Jomaas’ research focus on fire dynamic using laboratory, field and micro-gravity experiments as well as analytical and numerical models. He has been collaborating with NASA for Saffire series of spacecraft-fire experiments.

==Awards and honours==
Recognition for Jomaas’ contributions includes the NFPA Bigglestone Award for best fire-technology paper (2023) and the Society of Fire Protection Engineers’ John L. Bryan Award for mentoring (2021). In 2018, he shared the David A. Lucht Lamp of Knowledge Award.

==Selected works==

- Jomaas, G., Zheng, X. L., Zhu, D. L., & Law, C. K. (2005). Experimental determination of counterflow ignition temperatures and laminar flame speeds of C2–C3 hydrocarbons at atmospheric and elevated pressures.

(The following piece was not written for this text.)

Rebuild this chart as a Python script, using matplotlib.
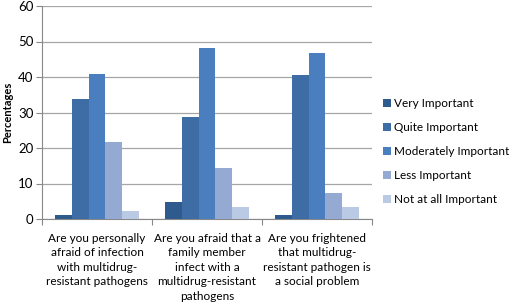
import matplotlib.pyplot as plt
import numpy as np

plt.rcParams['font.family'] = ['Lato', 'DejaVu Sans']

categories = [
    "Are you personally\nafraid of infection\nwith multidrug-\nresistant pathogens",
    "Are you afraid that a\nfamily member\ninfect with a\nmultidrug-resistant\npathogens",
    "Are you frightened\nthat multidrug-\nresistant pathogen is\na social problem",
]
series_names = ["Very Important", "Quite Important", "Moderately Important",
                "Less Important", "Not at all Important"]
very = [1.0, 4.7, 1.0]
quite = [33.8, 28.8, 40.7]
moderately = [40.8, 48.2, 46.8]
less = [21.7, 14.5, 7.3]
not_at_all = [2.3, 3.4, 3.4]
series = [very, quite, moderately, less, not_at_all]
colors = ["#2E5A8E", "#3E6DA6", "#4A7EBF", "#94AAD2", "#BAC9E4"]

fig = plt.figure(figsize=(5.19, 3.05), dpi=100)
ax = fig.add_axes([42 / 519, (305 - 219) / 305, 330 / 519, 213 / 305])

n = len(series)
gap = 1.5
w = 1.0 / (n + gap)
x = np.arange(len(categories))
for i, (vals, name, c) in enumerate(zip(series, series_names, colors)):
    pos = x - 0.5 + w * gap / 2 + w * (i + 0.5)
    ax.bar(pos, vals, width=w, color=c, label=name, zorder=3)

ax.set_xlim(-0.5, 2.5)
ax.set_ylim(0, 60)
ax.set_yticks(range(0, 61, 10))
ax.yaxis.grid(True, color="#A6A6A6", linewidth=0.9, zorder=0)
ax.set_xticks([-0.5, 0.5, 1.5, 2.5])
ax.set_xticklabels([])
ax.set_xticks(x, minor=True)
ax.set_xticklabels(categories, minor=True, fontsize=8.5, linespacing=1.38)
ax.tick_params(axis="x", which="minor", length=0, pad=10)
ax.tick_params(axis="x", which="major", length=4, color="#888888")
ax.tick_params(axis="y", length=4, color="#888888", labelsize=9.5, pad=2)
for s in ["top", "right"]:
    ax.spines[s].set_visible(False)
for s in ["left", "bottom"]:
    ax.spines[s].set_color("#888888")
ax.set_ylabel("Percentages", fontsize=8, fontweight="bold", labelpad=4)

ax.legend(loc="center left", bbox_to_anchor=(1.0, 0.315), frameon=False,
          fontsize=8.5, handlelength=0.7, handleheight=0.7, handletextpad=0.3,
          labelspacing=1.1)

plt.savefig("out.png", dpi=100)
plt.close()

Proceedings of the Combustion Institute, 30(1), 193-200.
- Jomaas, G., Law, C. K., & Bechtold, J. K. (2007). On transition to cellularity in expanding spherical flames. Journal of fluid mechanics, 583, 1-26.
- Poulsen, A., & Jomaas, G. (2012). Experimental study on the burning behavior of pool fires in rooms with different wall linings. Fire Technology, 48, 419-439.